JOB -> Note each line that includes the word "chart". Copy those lines.

SOURCE EXCERPT ->
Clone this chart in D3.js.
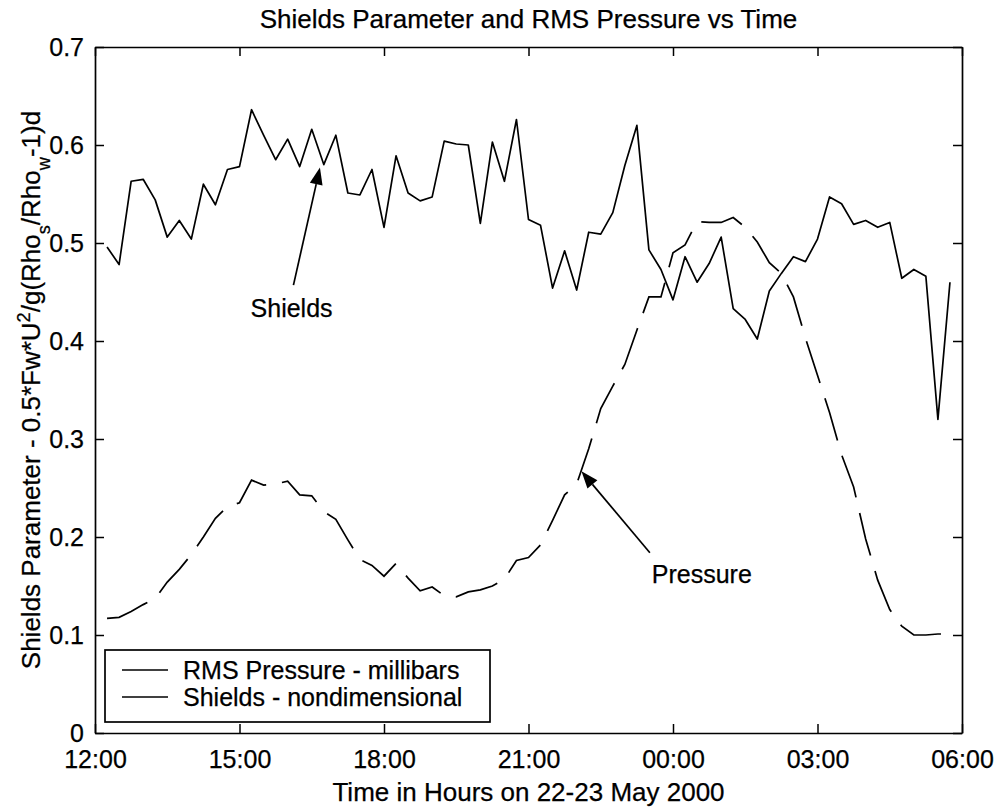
<!DOCTYPE html>
<html>
<head>
<meta charset="utf-8">
<script src="https://cdn.jsdelivr.net/npm/d3@7"></script>
<style>
  html, body { margin: 0; padding: 0; background: #fff; }
  svg { display: block; }
  text { font-family: "Liberation Sans", Arial, Helvetica, sans-serif; fill: #000; stroke: #000; stroke-width: 0.25px; }
</style>
</head>
<body>
<svg id="chart" width="998" height="807"></svg>
<script>
// ---- data ----
const times = ["12:15","12:30","12:45","13:00","13:15","13:30","13:45","14:00","14:15","14:30",
  "14:45","15:00","15:15","15:30","15:45","16:00","16:15","16:30","16:45","17:00",
  "17:15","17:30","17:45","18:00","18:15","18:30","18:45","19:00","19:15","19:30",
  "19:45","20:00","20:15","20:30","20:45","21:00","21:15","21:30","21:45","22:00",
  "22:15","22:30","22:45","23:00","23:15","23:30","23:45","00:00","00:15","00:30",
  "00:45","01:00","01:15","01:30","01:45","02:00","02:15","02:30","02:45","03:00",
  "03:15","03:30","03:45","04:00","04:15","04:30","04:45","05:00","05:15","05:30","05:45"];

const shields = [0.496,0.478,0.563,0.565,0.544,0.506,0.523,0.504,0.560,0.539,
  0.575,0.578,0.636,0.610,0.585,0.606,0.578,0.616,0.580,0.610,
  0.551,0.549,0.575,0.516,0.589,0.551,0.543,0.547,0.604,0.601,
  0.600,0.520,0.603,0.563,0.626,0.524,0.518,0.454,0.492,0.452,
  0.511,0.509,0.531,0.579,0.620,0.493,0.473,0.442,0.486,0.460,
  0.479,0.506,0.433,0.422,0.402,0.451,0.469,0.486,0.481,0.504,
  0.547,0.540,0.519,0.523,0.516,0.521,0.464,0.473,0.466,0.320,0.460];

const pressure = [0.117,0.118,0.124,0.131,0.137,0.154,0.167,0.182,0.200,0.219,
  0.231,0.235,0.258,0.253,0.254,0.257,0.243,0.242,0.226,0.218,
  0.197,0.177,0.171,0.160,0.173,0.158,0.145,0.149,0.140,0.139,
  0.144,0.146,0.150,0.157,0.176,0.179,0.192,0.217,0.243,0.254,
  0.290,0.331,0.354,0.376,0.411,0.445,0.445,0.490,0.498,0.522,
  0.521,0.521,0.526,0.516,0.501,0.480,0.469,0.445,0.403,0.365,
  0.327,0.284,0.251,0.198,0.156,0.126,0.109,0.100,0.100,0.101,0.101];

const xTickLabels = ["12:00","15:00","18:00","21:00","00:00","03:00","06:00"];
const yTickValues = [0,0.1,0.2,0.3,0.4,0.5,0.6,0.7];
const legendLabels = ["RMS Pressure - millibars","Shields - nondimensional"];
const titleText = "Shields Parameter and RMS Pressure vs Time";
const xLabelText = "Time in Hours on 22-23 May 2000";

// annotations in data units: [hours after 12:00, value]
const shieldsNote = {text: "Shields", tip: [4.67, 0.577], tail: [4.12, 0.457], label: [3.23, 0.425]};
const pressureNote = {text: "Pressure", tip: [10.10, 0.267], tail: [11.52, 0.184], label: [11.56, 0.153]};

(function () {
function hoursAfterNoon(s) {
  const [h, m] = s.split(":").map(Number);
  const hh = h < 12 ? h + 24 : h;
  return hh - 12 + m / 60;
}

const mL = 95, mR = 962, mT = 47, mB = 733;
const FS = 25;

const svg = d3.select("#chart");
const x = d3.scaleLinear().domain([0, 18]).range([mL, mR]);
const y = d3.scaleLinear().domain([0, 0.7]).range([mB, mT]);

const tVals = times.map(hoursAfterNoon);
const g = svg.append("g");

const xAxis = d3.axisBottom(x)
  .tickValues(xTickLabels.map((_, i) => i * 3))
  .tickFormat((d, i) => xTickLabels[i])
  .tickSizeInner(-9).tickSizeOuter(0).tickPadding(17);
const gx = g.append("g").attr("transform", `translate(0,${mB})`).call(xAxis);

const xAxisTop = d3.axisTop(x)
  .tickValues(xTickLabels.map((_, i) => i * 3))
  .tickFormat("").tickSizeInner(-9).tickSizeOuter(0);
const gxt = g.append("g").attr("transform", `translate(0,${mT})`).call(xAxisTop);

const yAxis = d3.axisLeft(y)
  .tickValues(yTickValues)
  .tickFormat(d => d === 0 ? "0" : d3.format(".1f")(d))
  .tickSizeInner(-9).tickSizeOuter(0).tickPadding(11);
const gy = g.append("g").attr("transform", `translate(${mL},0)`).call(yAxis);

const yAxisR = d3.axisRight(y)
  .tickValues(yTickValues).tickFormat("")
  .tickSizeInner(-9).tickSizeOuter(0);
const gyr = g.append("g").attr("transform", `translate(${mR},0)`).call(yAxisR);

[gx, gxt, gy, gyr].forEach(a => {
  a.selectAll("path.domain").attr("stroke", "#000").attr("stroke-width", 1.7);
  a.selectAll(".tick line").attr("stroke", "#000").attr("stroke-width", 1.5);
  a.selectAll(".tick text").attr("font-size", FS).attr("fill", "#000")
    .style("font-family", '"Liberation Sans", Arial, sans-serif');
});
gx.selectAll(".tick text").attr("dy", "0.71em");

const line = d3.line().x((d, i) => x(tVals[i])).y(d => y(d));

svg.append("path").datum(shields)
  .attr("d", line).attr("fill", "none")
  .attr("stroke", "#000").attr("stroke-width", 1.7).attr("stroke-linejoin", "round");

svg.append("path").datum(pressure)
  .attr("d", line).attr("fill", "none")
  .attr("stroke", "#000").attr("stroke-width", 1.7)
  .attr("stroke-dasharray", "44,16");

function arrow(note) {
  const tx = x(note.tip[0]), ty = y(note.tip[1]);
  const sx = x(note.tail[0]), sy = y(note.tail[1]);
  const ang = Math.atan2(ty - sy, tx - sx);
  const len = 17, half = 6.5;
  const bx = tx - len * Math.cos(ang), by = ty - len * Math.sin(ang);
  svg.append("line").attr("x1", sx).attr("y1", sy).attr("x2", bx).attr("y2", by)
    .attr("stroke", "#000").attr("stroke-width", 1.7);
  const p1 = [bx + half * Math.sin(ang), by - half * Math.cos(ang)];
  const p2 = [bx - half * Math.sin(ang), by + half * Math.cos(ang)];
  svg.append("path").attr("d", `M${tx},${ty}L${p1[0]},${p1[1]}L${p2[0]},${p2[1]}Z`)
    .attr("fill", "#000");
  svg.append("text").attr("x", x(note.label[0])).attr("y", y(note.label[1]))
    .attr("font-size", FS).text(note.text);
}
arrow(shieldsNote);
arrow(pressureNote);

const lg = svg.append("g");
lg.append("rect").attr("x", 105).attr("y", 650).attr("width", 385).attr("height", 72)
  .attr("fill", "#fff").attr("stroke", "#000").attr("stroke-width", 1.7);
legendLabels.forEach((lab, i) => {
  const yy = 670 + i * 27;
  lg.append("line").attr("x1", 122).attr("x2", 168).attr("y1", yy).attr("y2", yy)
    .attr("stroke", "#000").attr("stroke-width", 1.7);
  lg.append("text").attr("x", 183).attr("y", yy + 9).attr("font-size", FS).text(lab);
});

svg.append("text").attr("x", (mL + mR) / 2).attr("y", 28)
  .attr("text-anchor", "middle").attr("font-size", 26).text(titleText);

svg.append("text").attr("x", (mL + mR) / 2).attr("y", 801)
  .attr("text-anchor", "middle").attr("font-size", 26).text(xLabelText);

const YFS = 26;
const yl = svg.append("text")
  .attr("transform", `translate(40,${(mT + mB) / 2}) rotate(-90)`)
  .attr("text-anchor", "middle").attr("font-size", YFS);
yl.append("tspan").text("Shields Parameter - 0.5*Fw*U");
yl.append("tspan").attr("baseline-shift", "super").attr("font-size", YFS * 0.7).text("2");
yl.append("tspan").text("/g(Rho");
yl.append("tspan").attr("baseline-shift", "sub").attr("font-size", YFS * 0.7).text("s");
yl.append("tspan").text("/Rho");
yl.append("tspan").attr("baseline-shift", "sub").attr("font-size", YFS * 0.7).text("w");
yl.append("tspan").text("-1)d");
})();
</script>
</body>
</html>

ANSWER TO THE PROBLEM ->
Clone this chart in D3.js.
<svg id="chart" width="998" height="807"></svg>
const svg = d3.select("#chart");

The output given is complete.